Google-sheets – IMPORTXML Google Spreadsheet Amazon review numbers

amazongoogle sheetsimportxmlxml

I am making a spreadsheet which requires me to have the number of amazon reviews of a product. I looked up how to dynamically update the reviews as more came in and came across the IMPORTXML formula.

In this specific example I can not find out how to get the information on the sheet as I keep getting the error "imported xml content can not be parsed."

My current formula is =IMPORTXML("http://www. amazon.com/Optoma-GT1080-1080p-Gaming-Projector/product-reviews/B00M9D4CAK/","//*[@id='cm_cr-product_info']/div/div[1]/div[2]/span")

(Space inserted before "amazon" to avoid the autoconversion of the link).

This is the piece i want to get.

this is what i'm trying to get

Best Answer

Not every webpage can be scraped with importXML. There are several possible issues:

  1. Some content on the page may be generated with JavaScript, which is not executed by importXML.
  2. The page may be invalid as XML file. A typical HTML page is invalid XML (unless it is an XTHML page). The parser of importXML tries to sort things out, but in the presence of a lot of non-XML-compliant content (e.g., massive inlined scripts served by Amazon) it fails.
  3. The site may forbid bots from accessing certain content.

With Amazon you are facing the second and third obstacles. A way to get around the second issue is to use UrlFetchApp.fetch(url).getContentText() from Apps Script. This gets the entire source of the page, which you can then parse in any way you want, e.g., with regular expressions.

One has to be careful with scraping Amazon. When experimenting, I sometimes got the following message instead of the page content.

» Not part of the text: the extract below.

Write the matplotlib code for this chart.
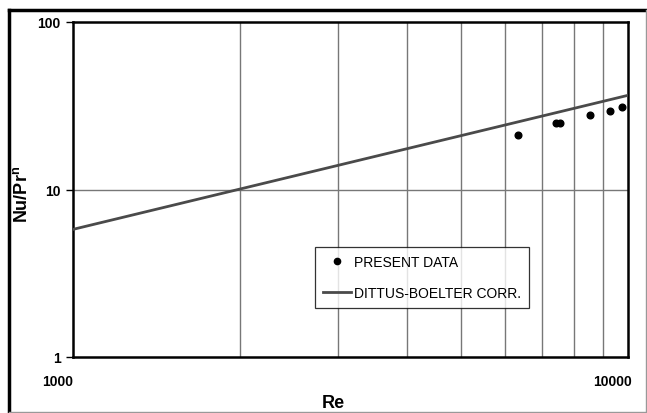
import matplotlib.pyplot as plt
import matplotlib.transforms as mtransforms
from matplotlib.lines import Line2D

plt.rcParams['font.family'] = ['Liberation Sans', 'DejaVu Sans']

# measured points
re_data = [6340, 7410, 7540, 8540, 9280, 9750]
nu_data = [21.2, 24.9, 24.9, 27.8, 29.4, 31.1]

# Dittus-Boelter correlation, 0.023 Re^0.8 (straight on log-log)
re_corr = [1000, 10000]
nu_corr = [5.78, 36.5]

W, H = 647, 414
fig = plt.figure(figsize=(W / 100, H / 100), dpi=100)
ax = fig.add_axes([73 / W, 1 - 358 / H, 555 / W, 335 / H])

ax.set_xscale('log')
ax.set_yscale('log')
ax.set_xlim(1000, 10000)
ax.set_ylim(1, 100)

# grid: vertical at every 1000, horizontal only at 10
for x in range(2000, 10000, 1000):
    ax.axvline(x, color='#777777', lw=1.0, zorder=1)
ax.axhline(10, color='#777777', lw=1.0, zorder=1)

ax.plot(re_corr, nu_corr, color='#4a4a4a', lw=2.0, zorder=3)
ax.plot(re_data, nu_data, 'o', color='black', ms=4.8, zorder=4,
        linestyle='none')

for s in ax.spines.values():
    s.set_linewidth(1.8)
    s.set_color('black')

ax.set_xticks([1000, 10000])
ax.set_xticklabels(['1000', '10000'])
ax.set_yticks([1, 10, 100])
ax.set_yticklabels(['1', '10', '100'])
ax.minorticks_off()
ax.tick_params(axis='x', length=0, pad=12, labelsize=10)
ax.tick_params(axis='y', direction='out', length=5, width=1, pad=4, labelsize=10)
for lbl in ax.get_xticklabels() + ax.get_yticklabels():
    lbl.set_fontweight('bold')

# x tick labels sit a bit left of their positions
offset = mtransforms.ScaledTranslation(-15 / 100, 0, fig.dpi_scale_trans)
for lbl in ax.get_xticklabels():
    lbl.set_transform(lbl.get_transform() + offset)

fig.text(22 / W, 1 - 194 / H, r'Nu/Pr$^\mathregular{n}$', rotation=90,
         ha='center', va='center', fontsize=13, fontweight='bold')
fig.text(333 / W, 2 / H, 'Re', ha='center', va='bottom',
         fontsize=13, fontweight='bold')

handles = [Line2D([], [], marker='o', color='black', ms=4.5, linestyle='none'),
           Line2D([], [], color='#4a4a4a', lw=2)]
leg = ax.legend(handles, ['PRESENT DATA', 'DITTUS-BOELTER CORR.'],
                loc='upper left', bbox_to_anchor=(315 / W, 1 - 248 / H),
                bbox_transform=fig.transFigure, fontsize=10, frameon=True,
                fancybox=False, edgecolor='black', borderpad=0.6,
                labelspacing=1.2, handlelength=2.0, handletextpad=0.2,
                borderaxespad=0)
leg.get_frame().set_linewidth(0.9)
leg.set_zorder(5)

# outer frame
fig.add_artist(Line2D([9 / W, 1], [1 - 11 / H, 1 - 11 / H], color='black',
                      lw=2.5, transform=fig.transFigure))
fig.add_artist(Line2D([9 / W, 9 / W], [0, 1 - 11 / H], color='black',
                      lw=2.5, transform=fig.transFigure))
fig.add_artist(Line2D([645.5 / W, 645.5 / W], [0, 1 - 11 / H], color='#999999',
                      lw=1, transform=fig.transFigure))
fig.add_artist(Line2D([9 / W, 1], [1 / H, 1 / H], color='#999999',
                      lw=1, transform=fig.transFigure))

fig.savefig('out.png', dpi=100)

To discuss automated access to Amazon data please contact api-services-support@amazon.com.

But here is an Apps Script function that grabs the number of reviews of this product and inserts it into cell A1 of the current sheet.

function reviewCount() {   // remove space before amazon on the next line 
  var url = "http://www. amazon.com/Optoma-GT1080-1080p-Gaming-Projector/product-reviews/B00M9D4CAK/";
  var content = UrlFetchApp.fetch(url).getContentText();
  var match = /totalReviewCount">([0-9, ]+)/.exec(content);
  SpreadsheetApp.getActiveSheet().getRange("A1").setValue(match[1]);
}

For all I know, this may still be against Amazon's TOS. Related: Is there an Amazon.com API to retrieve product reviews?